Amores Perros Review

by David N. Butterworth (dnb AT dca DOT net)
November 16th, 2001

LOVE'S A BITCH
A film review by David N. Butterworth
Copyright 2001 David N. Butterworth

***1/2 (out of ****)

Octavio loves Susana. And he loves her baby too (he calls him Baldy). "Come away with me" Octavio implores her, over and over. "You just don’t get it, do you?" "You don’t get it!" Susana snaps back. The problem is she’s married to Octavio’s brother,
the brutish grocery store clerk cum sometime bank robber, Ramiro, with whom Octavio shares a grim barrio existence. Love’s a bitch.

Daniel loves Valeria. "I love you" he whispers to the fragrance-touting supermodel on the phone as his wife lies in bed watching television, his two young daughters asleep in theirs. Soon Daniel and Valeria will be together, but not until a tragic accident cruelly re-evaluates their lives. Love’s a bitch.

El Chivo loves Maru. The former revolutionary turned hired assassin stalks the pretty young woman through the violent streets of Mexico City but he can never have her sympathies like before. Their relationship cannot be what he wants it to be. Love’s a bitch.

In "Amores Perros" ("Love’s a Bitch"), director Alejandro González Iñárritu’s blistering debut, these three stories of love--and dogs--intertwine faithfully, fascinatingly, fronted by a disturbing montage-laden reality similar to what Steven Soderbergh brought to "Traffic." The canine reference provides not only a catchy, Anglicized translation of the film’s Spanish title but a strongly centered link to man’s best friend.

In the first story, Ramiro’s mastiff gets loose and kills the champion of a local dog-fighting hoodlum.
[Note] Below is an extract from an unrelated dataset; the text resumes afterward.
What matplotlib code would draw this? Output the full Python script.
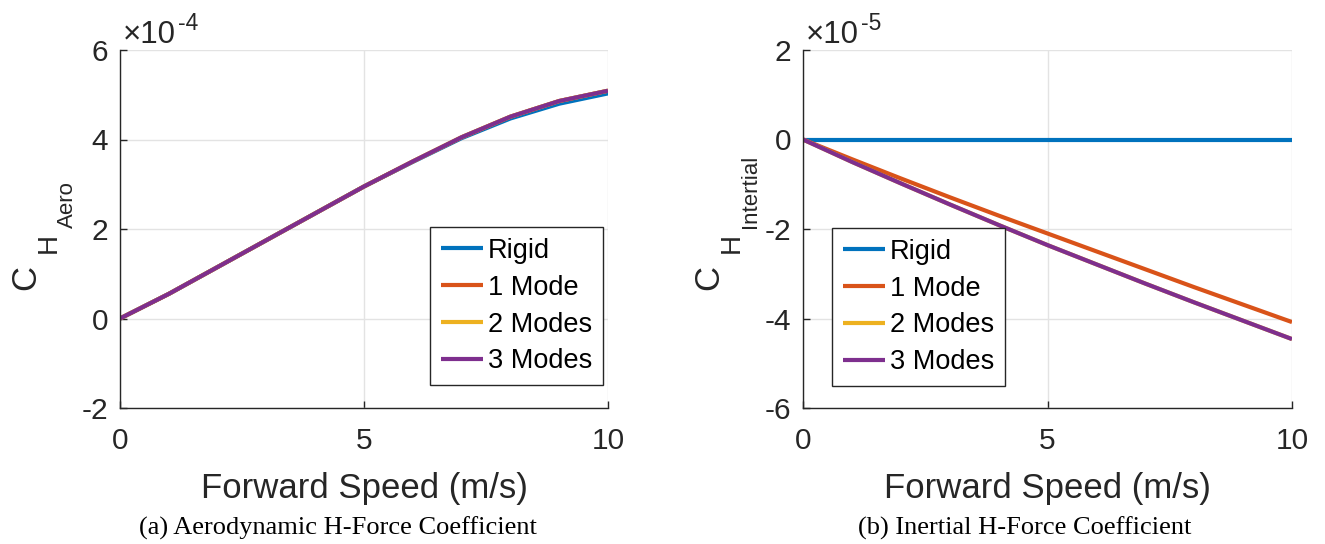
import matplotlib
matplotlib.use("Agg")
import matplotlib.pyplot as plt

speed = [0, 1, 2, 3, 4, 5, 6, 7, 8, 9, 10]
labels = ["Rigid", "1 Mode", "2 Modes", "3 Modes"]
colors = ["#0072BD", "#D95319", "#EDB120", "#7E2F8E"]

# Aerodynamic H-force coefficient (x1e-4)
aero_rigid = [0, 0.55, 1.15, 1.75, 2.35, 2.95, 3.50, 4.03, 4.47, 4.80, 5.03]
aero_1mode = [0, 0.55, 1.15, 1.75, 2.35, 2.95, 3.51, 4.05, 4.51, 4.86, 5.09]
aero_2mode = [0, 0.55, 1.15, 1.75, 2.35, 2.95, 3.51, 4.05, 4.51, 4.86, 5.09]
aero_3mode = [0, 0.55, 1.15, 1.75, 2.35, 2.95, 3.51, 4.05, 4.51, 4.86, 5.09]

# Inertial H-force coefficient (x1e-5)
iner_rigid = [0, 0, 0, 0, 0, 0, 0, 0, 0, 0, 0]
iner_1mode = [0, -0.44, -0.87, -1.29, -1.70, -2.10, -2.50, -2.90, -3.30, -3.69, -4.08]
iner_2mode = [0, -0.50, -0.98, -1.45, -1.91, -2.36, -2.79, -3.22, -3.64, -4.05, -4.46]
iner_3mode = [0, -0.50, -0.98, -1.45, -1.91, -2.36, -2.79, -3.22, -3.64, -4.05, -4.46]

plt.rcParams['font.family'] = ['Liberation Sans', 'DejaVu Sans']

W, H = 1325, 544
fig = plt.figure(figsize=(W / 100, H / 100), dpi=100)

def fx(px):
    return px / W

def fy(py):
    return 1 - py / H

def make_axes(l, r, t, b):
    return fig.add_axes([l / W, 1 - b / H, (r - l) / W, (b - t) / H])

AX1_L, AX2_L = 120, 803
ax1 = make_axes(AX1_L, 608, 50, 408)
ax2 = make_axes(AX2_L, 1292, 50, 408)

dark = "#262626"

def style(ax, left_px, ylim, yticks, expo, sub):
    ax.set_xlim(0, 10)
    ax.set_ylim(*ylim)
    ax.set_xticks([0, 5, 10])
    ax.set_yticks(yticks)
    ax.set_yticklabels([str(v) for v in yticks])
    ax.grid(True, color="#e3e3e3", linewidth=1.0)
    ax.set_axisbelow(True)
    for s in ["top", "right"]:
        ax.spines[s].set_visible(False)
    for s in ["left", "bottom"]:
        ax.spines[s].set_color(dark)
        ax.spines[s].set_linewidth(1.0)
    ax.tick_params(direction="in", length=5, width=1.0, colors=dark,
                   labelsize=21.5, labelcolor=dark)
    ax.tick_params(axis="x", pad=14)
    ax.tick_params(axis="y", pad=8.5)
    ax.set_xlabel("Forward Speed (m/s)", fontsize=25, color=dark, labelpad=12)
    # exponent label
    t = fig.text(fx(left_px + 3), fy(43), "\u00d710", fontsize=22.5, color=dark,
                 ha="left", va="baseline")
    ax.annotate(expo, xy=(1.0, 0.0), xycoords=t, xytext=(1.5, 14.5),
                textcoords="offset points", fontsize=16.5, color=dark,
                ha="left", va="baseline", annotation_clip=False)
    # y label C_{H_{sub}} built from rotated pieces
    off = left_px - 120
    fig.text(fx(off + 35), fy(290), "C", fontsize=25, color=dark, rotation=90,
             rotation_mode="anchor", ha="left", va="baseline")
    fig.text(fx(off + 56), fy(253), "H", fontsize=20, color=dark, rotation=90,
             rotation_mode="anchor", ha="left", va="baseline")
    fig.text(fx(off + 73), fy(228), sub, fontsize=16, color=dark, rotation=90,
             rotation_mode="anchor", ha="left", va="baseline")

series1 = [aero_rigid, aero_1mode, aero_2mode, aero_3mode]
for ys, lab, c in zip(series1, labels, colors):
    ax1.plot(speed, ys, color=c, linewidth=3, label=lab, solid_capstyle="butt")
style(ax1, AX1_L, (-2, 6), [-2, 0, 2, 4, 6], "-4", "Aero")

series2 = [iner_rigid, iner_1mode, iner_2mode, iner_3mode]
for ys, lab, c in zip(series2, labels, colors):
    ax2.plot(speed, ys, color=c, linewidth=3, label=lab, solid_capstyle="butt")
style(ax2, AX2_L, (-6, 2), [-6, -4, -2, 0, 2], "-5", "Intertial")

leg_kw = dict(fontsize=19.5, frameon=True, fancybox=False, handlelength=1.55,
              handletextpad=0.18, borderpad=0.4, labelspacing=0.4, borderaxespad=0)
l1 = ax1.legend(loc="upper left", bbox_to_anchor=((430 - 120) / 488, (408 - 227) / 358), **leg_kw)
l2 = ax2.legend(loc="upper left", bbox_to_anchor=((832 - 803) / 489, (408 - 228) / 358), **leg_kw)
for lg in (l1, l2):
    lg.get_frame().set_edgecolor(dark)
    lg.get_frame().set_linewidth(1.0)
    lg.get_frame().set_alpha(1)
    for ln in lg.get_lines():
        ln.set_linewidth(3)

serif = ["Liberation Serif", "DejaVu Serif"]
fig.text(fx(338), fy(528), "(a) Aerodynamic H-Force Coefficient",
         family=serif, fontsize=19, ha="center", va="center")
fig.text(fx(1025), fy(528), "(b) Inertial H-Force Coefficient",
         family=serif, fontsize=19, ha="center", va="center")

fig.savefig("out.png", dpi=100)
Seeing this as a way to make some extra pesos, Octavio enters Cofi into the ring, and into the whole bloody business. (Be forewarned: although the filmmakers are commendably restrained in their depiction of this illegal blood sport, the simulated scenes are still pretty hard to watch.)

In the second story, Valeria’s pampered Ritchie disappears under the floorboards of the plush apartment Daniel has procured for his superficial lover and proceeds to torment the frustrated Daniel, whose life is not turning out as planned.

In the third story, El Chivo (The Goat, on account of his flowing white beard) lives life as a hitman bum, pushing a shopping cart through these dust-colored streets escorted by his loyal pack of mongrels, mutts, and strays.

Nominated this year for Best Foreign-Language Film, the brutal, beautiful "Amores Perros" commands the attention from its very first frame. Iñárritu has taken an original story by Guillermo Arriaga and fashioned it into a tale that is gritty, complex, and
brimming with edgy performances (Gael García Bernal as Octavio is especially good as is El Chivo’s Emilio Echevarría). Don’t be discouraged by the two-and-a-half hour running time; the minutes simply whip by.
For all of its Tarrantino-esque violence--smashes, crashes, shootings, and stabbings (and, of course, violence towards dogs; not that Tarrantino went there)--"Amores Perros" emerges as a crackerjack, fast-moving film with a surprising underlying humanity: these men do what they do for love and for no other reason.

You might question (and even balk at) their methods but, as unsettling as the film is, you cannot deny the purity of their motives.